Scott triathlete aero bars (further discussed here –insert link to “who’s cheating”) and “drop in” bars, Giro hard-shell helmets, Rock Shock forks, SRM… Greg’s sponsors would not only benefit from an unprecedented exposure but also from the guidance of a major tester. No other rider had left such a mark in the way the peloton is handled as Greg did. Nor since. It’s pretty simple : there is a “before Greg LeMond” and “after Greg LeMond”. It’s undeniable. These devices would have surely appeared sooner or later in the sport, but the fact that the same man was clever enough to spot them and put them in motion is remarkable.

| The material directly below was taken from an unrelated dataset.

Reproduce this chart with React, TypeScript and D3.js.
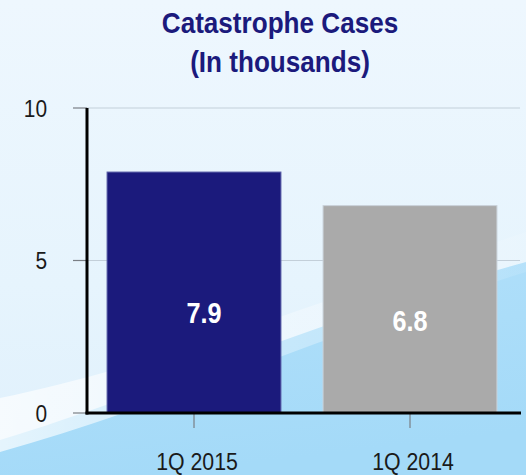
import React from "react";
import * as d3 from "d3";

const categories = ["1Q 2015", "1Q 2014"];
const values = [7.9, 6.8];
const barColors = ["#1b1a7c", "#aaaaaa"];
const barStrokes = ["#5a5fa8", "#c9d2da"];
const yTicks = [0, 5, 10];
const titleLines = ["Catastrophe Cases", "(In thousands)"];

const W = 526;
const H = 475;
const SX = 0.87;
const FONT = "'Liberation Sans', Arial, sans-serif";

export default function App() {
  const y = d3.scaleLinear().domain([0, 10]).range([413, 108]);
  const x = d3
    .scaleBand<string>()
    .domain(categories)
    .range([86, 518])
    .paddingInner(0.195)
    .paddingOuter(0.0975);

  const axisX = 87;
  const axisRight = 521;
  // label tweaks to match reference placement
  const labelDx = [10, 0];
  const labelDy = [30.5, 21.7];

  const T = (px: number, py: number, content: string, props: any) => (
    <g key={props.key} transform={`translate(${px},${py}) scale(${SX},1)`}>
      <text x={0} y={0} {...props}>
        {content}
      </text>
    </g>
  );

  return (
    <svg
      width={W}
      height={H}
      style={{ position: "absolute", left: 0, top: 0, display: "block" }}
    >
      <defs>
        <linearGradient id="bg" x1="0" y1="0" x2="0" y2="1">
          <stop offset="0" stopColor="#eef7fe" />
          <stop offset="0.6" stopColor="#e6f4fd" />
          <stop offset="1" stopColor="#dff0fc" />
        </linearGradient>
        <linearGradient id="blue" x1="0" y1="0" x2="0.3" y2="1">
          <stop offset="0" stopColor="#b2e0fa" />
          <stop offset="1" stopColor="#a4daf8" />
        </linearGradient>
        <linearGradient id="streak" x1="0" y1="0" x2="1" y2="0">
          <stop offset="0" stopColor="#ffffff" stopOpacity="0.7" />
          <stop offset="0.5" stopColor="#ffffff" stopOpacity="0.35" />
          <stop offset="1" stopColor="#ffffff" stopOpacity="0.1" />
        </linearGradient>
      </defs>
      <rect x={0} y={0} width={W} height={H} fill="url(#bg)" />
      <path
        d={`M0,${H} L0,440 C150,395 330,315 ${W},262 L${W},${H} Z`}
        fill="url(#blue)"
      />
      <path
        d={`M0,398 C150,368 330,298 ${W},232 L${W},272 C330,332 160,408 0,452 Z`}
        fill="url(#streak)"
      />

      {titleLines.map((t, i) =>
        T(280, 33 + i * 39, t, {
          textAnchor: "middle",
          fontFamily: FONT,
          fontWeight: "bold",
          fontSize: 30,
          fill: "#1b1a7c",
          key: "title" + i,
        })
      )}

      {/* gridlines */}
      {yTicks
        .filter((t) => t > 0)
        .map((t) => (
          <line
            key={"g" + t}
            x1={axisX}
            x2={520}
            y1={y(t)}
            y2={y(t)}
            stroke="#c3cfd9"
            strokeWidth={1.2}
          />
        ))}

      {/* bars */}
      {values.map((v, i) => (
        <rect
          key={"b" + i}
          x={x(categories[i])}
          y={y(v)}
          width={x.bandwidth()}
          height={y(0) - y(v)}
          fill={barColors[i]}
          stroke={barStrokes[i]}
          strokeWidth={1}
        />
      ))}

      {/* y ticks */}
      {yTicks.map((t) => (
        <g key={"t" + t}>
          <line
            x1={73}
            x2={axisX}
            y1={y(t)}
            y2={y(t)}
            stroke="#7a7f85"
            strokeWidth={1.2}
          />
          {T(47, y(t) + 8.5, String(t), {
            key: "tl" + t,
            textAnchor: "end",
            fontFamily: FONT,
            fontSize: 24,
            fill: "#1a1a1a",
          })}
        </g>
      ))}

      {/* x ticks */}
      {categories.map((c) => (
        <line
          key={"xt" + c}
          x1={(x(c) as number) + x.bandwidth() / 2}
          x2={(x(c) as number) + x.bandwidth() / 2}
          y1={y(0)}
          y2={428}
          stroke="#7a7f85"
          strokeWidth={1.2}
        />
      ))}

      {/* axes */}
      <line
        x1={axisX}
        x2={axisX}
        y1={y(10)}
        y2={y(0) + 1.5}
        stroke="#000"
        strokeWidth={3}
      />
      <line
        x1={axisX - 1.5}
        x2={axisRight}
        y1={y(0)}
        y2={y(0)}
        stroke="#000"
        strokeWidth={3}
      />

      {/* value labels */}
      {values.map((v, i) =>
        T(
          (x(categories[i]) as number) + x.bandwidth() / 2 + labelDx[i],
          y(v / 2) + labelDy[i],
          v.toFixed(1),
          {
            key: "v" + i,
            textAnchor: "middle",
            fontFamily: FONT,
            fontWeight: "bold",
            fontSize: 29,
            fill: "#ffffff",
          }
        )
      )}

      {/* category labels */}
      {categories.map((c) =>
        T((x(c) as number) + x.bandwidth() / 2 + 3, 470, c, {
          key: "c" + c,
          textAnchor: "middle",
          fontFamily: FONT,
          fontSize: 24.5,
          fill: "#1a1a1a",
        })
      )}
    </svg>
  );
}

Regarding nutrition & training, a few anecdotes will do. Among the myths surrounding Greg, one of them is his supposed laziness and incapacity to train properly or stick to a strict lifestyle. It was widely reported that Greg occasionally had a hamburger or an ice cream as part of his meal. You have to understand that the same riders that were mocking Greg for having an ice cream were themselves eating French cheese with bread & wine, as was the “tradition”. It was also the same riders that criticized Greg for having a go at a few putts on rest day that trained for hours at a slow pace. You, the nonsensical training method of the last century ?

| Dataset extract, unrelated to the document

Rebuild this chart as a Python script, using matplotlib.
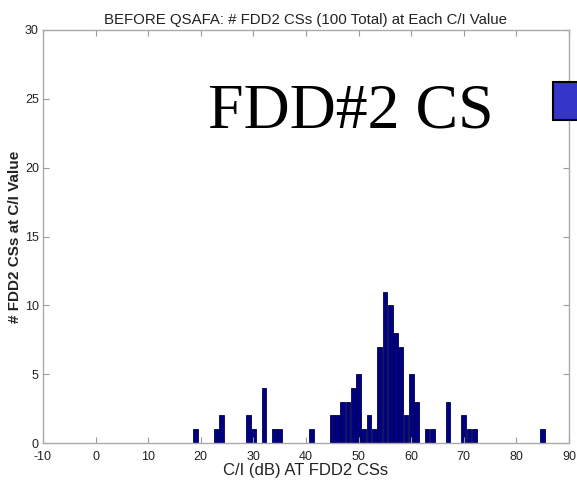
import matplotlib
matplotlib.use("Agg")
import matplotlib.pyplot as plt
from matplotlib.patches import Rectangle

# C/I values (dB) and count of FDD2 CSs at each value
ci_values = [19, 23, 24, 29, 30, 32, 34, 35, 41,
             45, 46, 47, 48, 49, 50, 51, 52, 53, 54, 55, 56, 57, 58, 59, 60, 61,
             63, 64, 67, 70, 71, 72, 85]
counts = [1, 1, 2, 2, 1, 4, 1, 1, 1,
          2, 2, 3, 3, 4, 5, 1, 2, 1, 7, 11, 10, 8, 7, 2, 5, 3,
          1, 1, 3, 2, 1, 1, 1]

x_ticks = list(range(-10, 91, 10))
y_ticks = list(range(0, 31, 5))

title = "BEFORE QSAFA: # FDD2 CSs (100 Total) at Each C/I Value"
xlabel = "C/I (dB) AT FDD2 CSs"
ylabel = "# FDD2 CSs at C/I Value"
overlay = "FDD#2 CS"

plt.rcParams['font.family'] = ['Liberation Sans', 'DejaVu Sans']
plt.rcParams['axes.unicode_minus'] = False

fig = plt.figure(figsize=(5.77, 4.83), dpi=100)
ax = fig.add_axes([43/577, 40/483, 526/577, 413/483])

ax.bar(ci_values, counts, width=0.9, color='#000080', edgecolor='#00004a',
       linewidth=0.6, align='center')

ax.set_xlim(-10, 90)
ax.set_ylim(0, 30)
ax.set_xticks(x_ticks)
ax.set_yticks(y_ticks)
ax.tick_params(direction='in', top=True, right=True, length=4, width=0.8,
               color='#999999', labelsize=9, labelcolor='#222222')
ax.tick_params(axis='x', pad=6)
ax.tick_params(axis='y', pad=3)
for s in ax.spines.values():
    s.set_color('#aaaaaa')
    s.set_linewidth(1.0)

ax.set_title(title, fontsize=10.8, color='#222222', pad=4)
ax.set_xlabel(xlabel, fontsize=12, color='#222222', labelpad=0)
ax.set_ylabel(ylabel, fontsize=11, color='#222222', labelpad=2, fontweight='bold')

fig.text(351/577, 1 - 112/483, overlay, fontsize=46, family=['Liberation Serif'],
         ha='center', va='center', color='black')

fig.patches.append(Rectangle((553/577, 1 - 120/483), 30/577, 38/483,
                             transform=fig.transFigure, facecolor='#3535c8',
                             edgecolor='black', linewidth=1.5, zorder=5))

fig.savefig('out.png', dpi=100)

Another thing you should know about the mid-80’s is that it was believed that spouses & family were “legs cutters” and obliterated any strength in the rider. Sean Kelly, for instance, never had sex at least a week before a major race. When asked if he had ever had sex before a race, Greg simply answered : “I’ve been world champion twice”. There is not one rider in today’s peloton that isn’t rewarded with a family visit on a Grand Tour rest day.
Greg LeMond, U2 and George Lucas are very popular. I mean HUGE. And they’ve had their share of bashing & “haters” too. But when you ask their detractors what’s wrong with them, you never get a crystal clear answer. Facts are always mixed with feelings of jealousy and frustration. What’s very apparent from that very small study I’ve made is that these guys surely are/were different. Ahead of their times. They have a vision. It got them where they are, in all the possible meanings of the term. And if you asked them, they’d probably tell you it’s OK. It’s just as fine. What would not be OK would be NOT to listen to their very instincts. The very core that makes them visionaries.